The result is that the marked improvement in the prospects of the United Nations in the West has not been achieved at the expense of further set-backs in the East. Much has been lost there and must be won back, but all went down in the first shock of surprise gained by Japanese treachery. Distance obviated rapid reinforcement, even if the Allies’ supply position had rendered such assistance possible. But ever since the landslide was checked the Japanese navy has been made the object of a campaign of attrition which has already seriously impaired its effectiveness.

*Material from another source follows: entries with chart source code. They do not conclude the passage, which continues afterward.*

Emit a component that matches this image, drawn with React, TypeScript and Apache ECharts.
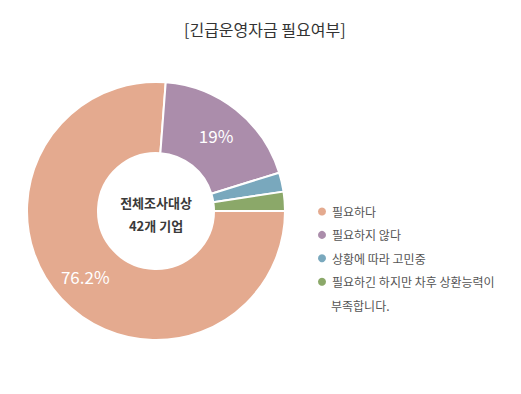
import React, { useEffect, useRef } from "react";
import * as echarts from "echarts";

const titleText = "[긴급운영자금 필요여부]";
const centerLines = ["전체조사대상", "42개 기업"];
const categories = [
  "필요하다",
  "필요하지 않다",
  "상황에 따라 고민중",
  "필요하긴 하지만 차후 상환능력이",
];
const lastLegendContinuation = "부족합니다.";
const values = [76.2, 19, 2.4, 2.4];
const showLabel = [true, true, false, false];
const colors = ["#E4AA8F", "#AB8DAB", "#79A8BD", "#8BA869"];

const FONT = "'Noto Sans CJK KR', 'Noto Sans', sans-serif";

export default function App() {
  const ref = useRef<HTMLDivElement>(null);
  useEffect(() => {
    if (!ref.current) return;
    const chart = echarts.init(ref.current, undefined, { renderer: "svg" });
    chart.setOption({
      animation: false,
      backgroundColor: "#ffffff",
      textStyle: { fontFamily: FONT },
      title: {
        text: titleText,
        left: 184,
        top: 21,
        padding: 0,
        textStyle: { fontFamily: FONT, fontSize: 16, fontWeight: "normal", color: "#333333" },
      },
      legend: {
        orient: "vertical",
        left: 316,
        top: 200,
        padding: 0,
        itemWidth: 10,
        itemHeight: 10,
        itemGap: 0.4,
        icon: "circle",
        selectedMode: false,
        textStyle: { fontFamily: FONT, fontSize: 12, color: "#555555", lineHeight: 23 },
        data: categories,
      },
      graphic: [
        {
          type: "text",
          x: 156,
          y: 213.5,
          style: {
            text: centerLines.join("\n"),
            x: 0,
            y: 0,
            align: "center",
            verticalAlign: "middle",
            fontFamily: FONT,
            fontSize: 13,
            fontWeight: "bold",
            lineHeight: 23,
            fill: "#3a3a3a",
          },
        },
        {
          type: "text",
          x: 331,
          y: 305,
          style: {
            text: lastLegendContinuation,
            x: 0,
            y: 0,
            align: "left",
            verticalAlign: "middle",
            fontFamily: FONT,
            fontSize: 12,
            fill: "#555555",
          },
        },
      ],
      series: [
        {
          type: "pie",
          center: [156, 211],
          radius: [58, 129],
          startAngle: 0,
          clockwise: true,
          avoidLabelOverlap: false,
          itemStyle: { borderColor: "#ffffff", borderWidth: 2 },
          label: {
            position: "inside",
            formatter: "{c}%",
            color: "#ffffff",
            fontFamily: FONT,
            fontSize: 17,
          },
          labelLine: { show: false },
          emphasis: { disabled: true },
          data: categories.map((c, i) => ({
            name: c,
            value: values[i],
            itemStyle: { color: colors[i] },
            label: { show: showLabel[i] },
          })),
        },
      ],
    });
    return () => chart.dispose();
  }, []);
  return (
    <div
      ref={ref}
      style={{ position: "fixed", left: 0, top: 0, width: 521, height: 394 }}
    />
  );
}
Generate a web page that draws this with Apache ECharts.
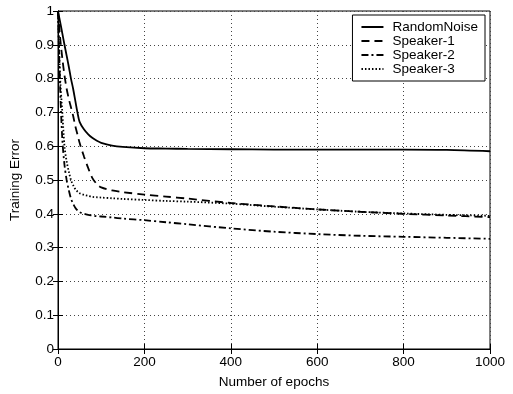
<!DOCTYPE html>
<html>
<head>
<meta charset="utf-8">
<title>Training Error</title>
<script src="https://cdn.jsdelivr.net/npm/echarts@6/dist/echarts.min.js"></script>
<style>
  html, body { margin: 0; padding: 0; background: #fff; }
  #container { width: 513px; height: 394px; }
</style>
</head>
<body>
<div id="container"></div>
<script>
var epochs = [0, 5, 10, 15, 20, 25, 30, 35, 40, 45, 50, 60, 70, 80, 90, 100, 125, 150, 200, 250, 300, 400, 500, 600, 700, 800, 900, 1000];

var randomNoise = [1.0, 0.967, 0.934, 0.90, 0.868, 0.835, 0.80, 0.77, 0.735, 0.70, 0.672, 0.65, 0.635, 0.624, 0.616, 0.61, 0.602, 0.598, 0.594, 0.593, 0.592, 0.591, 0.590, 0.590, 0.590, 0.590, 0.589, 0.585];
var speaker1 = [1.0, 0.92, 0.86, 0.81, 0.77, 0.74, 0.715, 0.69, 0.66, 0.635, 0.61, 0.57, 0.535, 0.505, 0.488, 0.478, 0.469, 0.464, 0.457, 0.451, 0.445, 0.432, 0.422, 0.413, 0.406, 0.40, 0.395, 0.39];
var speaker2 = [1.0, 0.77, 0.62, 0.545, 0.50, 0.47, 0.445, 0.43, 0.418, 0.41, 0.405, 0.40, 0.397, 0.395, 0.393, 0.392, 0.389, 0.386, 0.381, 0.375, 0.369, 0.357, 0.347, 0.340, 0.335, 0.332, 0.329, 0.326];
var speaker3 = [1.0, 0.80, 0.70, 0.60, 0.555, 0.525, 0.50, 0.485, 0.473, 0.466, 0.461, 0.456, 0.453, 0.45, 0.449, 0.448, 0.446, 0.444, 0.441, 0.438, 0.436, 0.43, 0.421, 0.413, 0.406, 0.401, 0.397, 0.394];

var seriesNames = ['RandomNoise', 'Speaker-1', 'Speaker-2', 'Speaker-3'];
var seriesVals = [randomNoise, speaker1, speaker2, speaker3];
var dashTypes = ['solid', [8, 5], [7, 3, 2, 3], [1.5, 2]];

function pairs(vals) {
  return epochs.map(function (e, i) { return [e, vals[i]]; });
}

var font = 'Liberation Sans, Arial, sans-serif';
var myChart = echarts.init(document.getElementById('container'));

var series = seriesNames.map(function (n, i) {
  return {
    name: n,
    type: 'line',
    data: pairs(seriesVals[i]),
    symbol: 'none',
    smooth: 0.3,
    lineStyle: { color: '#000', width: 1.8, type: dashTypes[i] },
    itemStyle: { color: '#000' }
  };
});

var gridLine = { show: true, lineStyle: { color: '#444', width: 1, type: [1, 3] } };
var tick = { show: true, inside: true, length: 5, lineStyle: { color: '#000' } };

var option = {
  animation: false,
  backgroundColor: '#fff',
  grid: { left: 58, right: 23, top: 11, bottom: 44, show: true, borderColor: '#000', borderWidth: 1 },
  legend: {
    orient: 'vertical',
    right: 28,
    top: 15,
    padding: [5, 7, 5, 8],
    itemWidth: 22,
    itemHeight: 10,
    itemGap: 0,
    backgroundColor: '#fff',
    borderColor: '#000',
    borderWidth: 1,
    borderRadius: 0,
    itemStyle: { color: 'transparent', borderColor: 'transparent', borderWidth: 0 },
    textStyle: { fontFamily: font, fontSize: 13.5, lineHeight: 14, height: 14, color: '#000', padding: [0, 0, 0, 4] },
    data: seriesNames
  },
  xAxis: [{
    type: 'value',
    min: 0, max: 1000, interval: 200,
    name: 'Number of epochs',
    nameLocation: 'middle',
    nameGap: 26,
    nameTextStyle: { fontFamily: font, fontSize: 13.5, color: '#000' },
    axisLine: { show: true, lineStyle: { color: '#000' } },
    axisTick: tick,
    axisLabel: {
      fontFamily: font, fontSize: 13.5, color: '#000', margin: 6,
      formatter: function (v) { return String(v); }
    },
    splitLine: gridLine
  }, {
    type: 'value', position: 'top',
    min: 0, max: 1000, interval: 200,
    axisLine: { show: true, lineStyle: { color: '#000' } },
    axisTick: tick,
    axisLabel: { show: false },
    splitLine: { show: false }
  }],
  yAxis: [{
    type: 'value',
    min: 0, max: 1, interval: 0.1,
    name: 'Training Error',
    nameLocation: 'middle',
    nameGap: 36,
    nameTextStyle: { fontFamily: font, fontSize: 13.5, color: '#000' },
    axisLine: { show: true, lineStyle: { color: '#000' } },
    axisTick: tick,
    axisLabel: {
      fontFamily: font, fontSize: 13.5, color: '#000', margin: 4,
      formatter: function (v) { return String(Math.round(v * 10) / 10); }
    },
    splitLine: gridLine
  }, {
    type: 'value', position: 'right',
    min: 0, max: 1, interval: 0.1,
    axisLine: { show: true, lineStyle: { color: '#000' } },
    axisTick: tick,
    axisLabel: { show: false },
    splitLine: { show: false }
  }],
  series: series
};

myChart.setOption(option);
</script>
</body>
</html>
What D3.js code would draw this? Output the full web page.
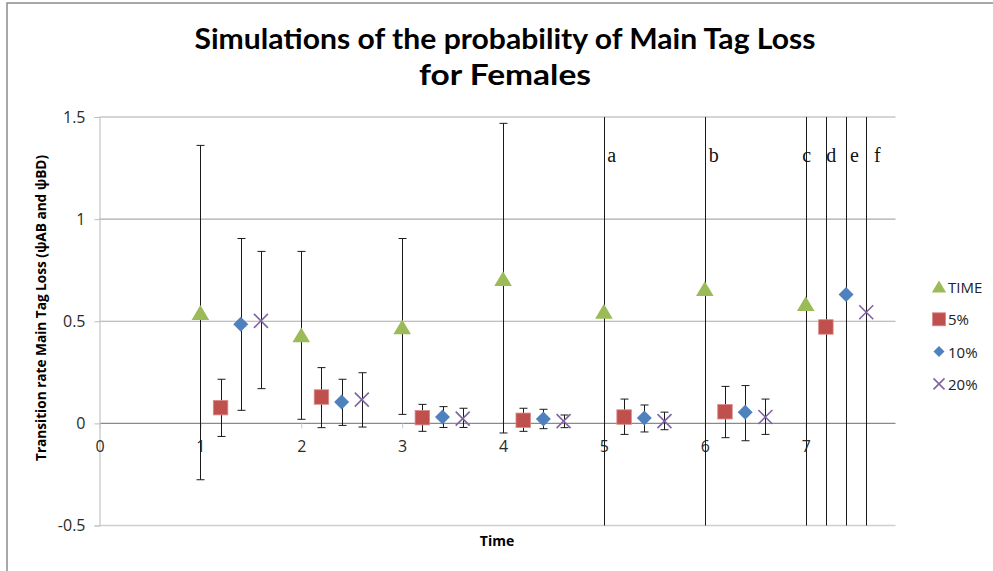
<!DOCTYPE html>
<html>
<head>
<meta charset="utf-8">
<script src="https://cdn.jsdelivr.net/npm/d3@7"></script>
<style>
  body { margin: 0; background: #fff; }
  svg { display: block; }
</style>
</head>
<body>
<div id="chart"></div>
<script>
// Data (values beyond the axis range are error bars that run off the plot)
const seriesNames = ["TIME", "5%", "10%", "20%"];

const timeX  = [1, 2, 3, 4, 5, 6, 7];
const timeY  = [0.54, 0.43, 0.47, 0.706, 0.546, 0.657, 0.583];
const timeHi = [1.361, 0.842, 0.905, 1.469, 3, 3, 3];
const timeLo = [-0.276, 0.02, 0.044, -0.047, -2, -2, -2];

const p5X  = [1.2, 2.2, 3.2, 4.2, 5.2, 6.2, 7.2];
const p5Y  = [0.077, 0.129, 0.028, 0.015, 0.031, 0.057, 0.472];
const p5Hi = [0.216, 0.273, 0.093, 0.074, 0.119, 0.181, 3];
const p5Lo = [-0.064, -0.021, -0.039, -0.039, -0.054, -0.070, -2];

const p10X  = [1.4, 2.4, 3.4, 4.4, 5.4, 6.4, 7.4];
const p10Y  = [0.485, 0.105, 0.031, 0.021, 0.026, 0.054, 0.631];
const p10Hi = [0.905, 0.216, 0.082, 0.069, 0.090, 0.185, 3];
const p10Lo = [0.064, -0.010, -0.020, -0.026, -0.042, -0.085, -2];

const p20X  = [1.6, 2.6, 3.6, 4.6, 5.6, 6.6, 7.6];
const p20Y  = [0.502, 0.116, 0.023, 0.011, 0.011, 0.031, 0.544];
const p20Hi = [0.842, 0.248, 0.074, 0.041, 0.055, 0.119, 3];
const p20Lo = [0.170, -0.018, -0.020, -0.021, -0.031, -0.054, -2];

// letters written next to the long bars
const noteText = ["a", "b", "c", "d", "e", "f"];
const noteX    = [5.032, 6.04, 6.966, 7.204, 7.438, 7.677];
const noteY    = 1.28;

const xTicks = [0, 1, 2, 3, 4, 5, 6, 7];
const yTicks = [-0.5, 0, 0.5, 1, 1.5];

const colors = ["#9bbb59", "#c0504d", "#4f81bd", "#8064a2"];
const shapes = ["triangle", "square", "diamond", "cross"];

let width = 993, height = 571;
let margin = { top: 117, bottom: 45.5, left: 99.5, right: 97.5 };

let svg = d3.select('#chart')
  .append('svg')
  .attr('width', width)
  .attr('height', height);

// outer chart border (only left and top are inside the picture)
svg.append('rect')
  .attr('x', 7).attr('y', 3)
  .attr('width', width + 20).attr('height', height + 20)
  .attr('fill', 'none')
  .attr('stroke', '#8c8c8c')
  .attr('stroke-width', 1.5);

let xScale = d3.scaleLinear()
  .domain([0, 7.89])
  .range([margin.left, width - margin.right]);

let yScale = d3.scaleLinear()
  .domain([-0.5, 1.5])
  .range([height - margin.bottom, margin.top]);

// title
svg.append('text')
  .attr('x', 505).attr('y', 49)
  .attr('text-anchor', 'middle')
  .attr('textLength', 621)
  .attr('lengthAdjust', 'spacingAndGlyphs')
  .style('font-family', 'Lato, "Open Sans", sans-serif')
  .style('font-weight', 'bold')
  .style('font-size', '29px')
  .text('Simulations of the probability of Main Tag Loss');
svg.append('text')
  .attr('x', 505).attr('y', 85)
  .attr('text-anchor', 'middle')
  .attr('textLength', 172)
  .attr('lengthAdjust', 'spacingAndGlyphs')
  .style('font-family', 'Lato, "Open Sans", sans-serif')
  .style('font-weight', 'bold')
  .style('font-size', '29px')
  .text('for Females');

// horizontal gridlines
svg.append('g')
  .selectAll('line')
  .data(yTicks)
  .enter()
  .append('line')
  .attr('x1', xScale(0))
  .attr('x2', width - margin.right)
  .attr('y1', d => yScale(d))
  .attr('y2', d => yScale(d))
  .attr('stroke', d => d === 0 ? '#8a8a8a' : (d === -0.5 ? '#cfcfcf' : '#ababab'))
  .attr('stroke-width', d => d === -0.5 ? 1.5 : 1.2);

// y axis
let yAxis = svg.append('g')
  .attr('transform', `translate(${xScale(0)},0)`)
  .call(d3.axisLeft(yScale).tickValues(yTicks).tickSize(5).tickPadding(9)
    .tickFormat(d => String(d)));
yAxis.select('.domain').attr('stroke', '#c4c4c4').attr('stroke-width', 1.2);
yAxis.selectAll('.tick line').attr('stroke', '#bdbdbd');
yAxis.selectAll('.tick text')
  .attr('font-family', '"Open Sans", sans-serif')
  .attr('font-size', 16)
  .attr('fill', '#2a2a2a');

// x axis sits on y = 0
let xAxis = svg.append('g')
  .attr('transform', `translate(0,${yScale(0)})`)
  .call(d3.axisBottom(xScale).tickValues(xTicks).tickSize(5).tickPadding(12)
    .tickFormat(d => String(d)));
xAxis.select('.domain').remove();
xAxis.selectAll('.tick line').attr('stroke', '#c8c8c8');
xAxis.selectAll('.tick text')
  .attr('font-family', '"Open Sans", sans-serif')
  .attr('font-size', 16)
  .attr('fill', '#2a2a2a');

// axis titles
svg.append('text')
  .text('Time')
  .attr('x', 497).attr('y', 546)
  .attr('text-anchor', 'middle')
  .style('font-family', '"Open Sans", sans-serif')
  .style('font-weight', 'bold')
  .style('font-size', '14px');

svg.append('text')
  .text('Transition rate Main Tag Loss (ψAB and ψBD)')
  .attr('transform', 'translate(46,308) rotate(-90)')
  .attr('text-anchor', 'middle')
  .attr('textLength', 306)
  .attr('lengthAdjust', 'spacingAndGlyphs')
  .style('font-family', '"Open Sans", sans-serif')
  .style('font-weight', 'bold')
  .style('font-size', '14.5px');

// clip for error bars that run past the axis
svg.append('clipPath').attr('id', 'plotClip')
  .append('rect')
  .attr('x', xScale(0)).attr('y', yScale(1.5))
  .attr('width', width - margin.right - xScale(0))
  .attr('height', yScale(-0.5) - yScale(1.5));

const series = [
  { xs: timeX, ys: timeY, hi: timeHi, lo: timeLo },
  { xs: p5X,  ys: p5Y,  hi: p5Hi,  lo: p5Lo },
  { xs: p10X, ys: p10Y, hi: p10Hi, lo: p10Lo },
  { xs: p20X, ys: p20Y, hi: p20Hi, lo: p20Lo }
].map((s, i) => ({
  name: seriesNames[i],
  color: colors[i],
  shape: shapes[i],
  points: s.xs.map((x, j) => ({ x: x, y: s.ys[j], hi: s.hi[j], lo: s.lo[j] }))
}));

// error bars
let errG = svg.append('g').attr('clip-path', 'url(#plotClip)');
series.forEach(s => {
  s.points.forEach(p => {
    let cx = Math.round(xScale(p.x)) + 0.5;
    errG.append('line')
      .attr('x1', cx).attr('x2', cx)
      .attr('y1', yScale(p.hi)).attr('y2', yScale(p.lo))
      .attr('stroke', '#1a1a1a').attr('stroke-width', 1);
    [p.hi, p.lo].forEach(v => {
      errG.append('line')
        .attr('x1', cx - 4).attr('x2', cx + 4)
        .attr('y1', yScale(v)).attr('y2', yScale(v))
        .attr('stroke', '#1a1a1a').attr('stroke-width', 1);
    });
  });
});

// marker drawing
function drawMarker(g, shape, color, cx, cy, size) {
  let h = size / 2;
  if (shape === 'triangle') {
    g.append('path')
      .attr('d', `M${cx},${cy - h}L${cx + h * 1.1},${cy + h * 0.85}L${cx - h * 1.1},${cy + h * 0.85}Z`)
      .attr('fill', color);
  } else if (shape === 'square') {
    g.append('rect')
      .attr('x', cx - h).attr('y', cy - h)
      .attr('width', size).attr('height', size)
      .attr('fill', color)
      .attr('stroke', '#d98a88').attr('stroke-width', 0.8);
  } else if (shape === 'diamond') {
    g.append('path')
      .attr('d', `M${cx},${cy - h}L${cx + h},${cy}L${cx},${cy + h}L${cx - h},${cy}Z`)
      .attr('fill', color);
  } else {
    g.append('path')
      .attr('d', `M${cx - h},${cy - h}L${cx + h},${cy + h}M${cx + h},${cy - h}L${cx - h},${cy + h}`)
      .attr('stroke', color).attr('stroke-width', 1.6).attr('fill', 'none');
  }
}

const markSize = [16, 14.5, 15, 14];
let markG = svg.append('g');
series.forEach((s, i) => {
  s.points.forEach(p => {
    drawMarker(markG, s.shape, s.color, xScale(p.x), yScale(p.y), markSize[i]);
  });
});

// letters
svg.append('g')
  .selectAll('text')
  .data(noteText)
  .enter()
  .append('text')
  .attr('x', (d, i) => xScale(noteX[i]))
  .attr('y', yScale(noteY))
  .text(d => d)
  .style('font-family', '"Liberation Serif", "DejaVu Serif", serif')
  .style('font-size', '20px')
  .attr('fill', '#111');

// legend
const legend = svg.append('g').attr('transform', 'translate(939, 287)');
const legendSize = [13, 13, 11, 11];
series.forEach((s, i) => {
  let ly = i * 32.3;
  drawMarker(legend, s.shape, s.color, 0, ly, legendSize[i]);
  legend.append('text')
    .attr('x', 9)
    .attr('y', ly)
    .attr('dominant-baseline', 'central')
    .text(s.name)
    .style('font-family', '"Open Sans", sans-serif')
    .style('font-size', '15px')
    .attr('fill', '#222');
});
</script>
</body>
</html>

United States Marines grimly entrenched in the Solomons, and shielded by strong sea and air forces have beaten off counter attack after counter attack. Japan has lost not only face, but effective footing in this strategic island group. Her efforts to bolster up what forces she has been able to retain in the Solomon have been terribly expensive in naval craft, which she can replace at a speed in no way comparable with that possible to America and Britain. It is not an extravagant comparison to set this wastage of sea power against the German wastage of man power on the Eastern front. The cumulative result is a draining of strength from Japan’s most powerful arm, the arm which has won all she has gained.
Thus it may be that while achieving victory in the West the Allies will have laid sound foundations for the ultimate denouement in the East. It is certainly not likely that the world-wide ramifications of the war will reach a common conclusion. Japan will cling to what she has seized with all the tenacity of a desperado, as witness the fanatical defence of the Buna and Gona beaches, but relentless forces are working her undoing. The fiery emblem of the Empire of the Rising Sun will be eclipsed by the smoke and dust of Japan’s own ruin.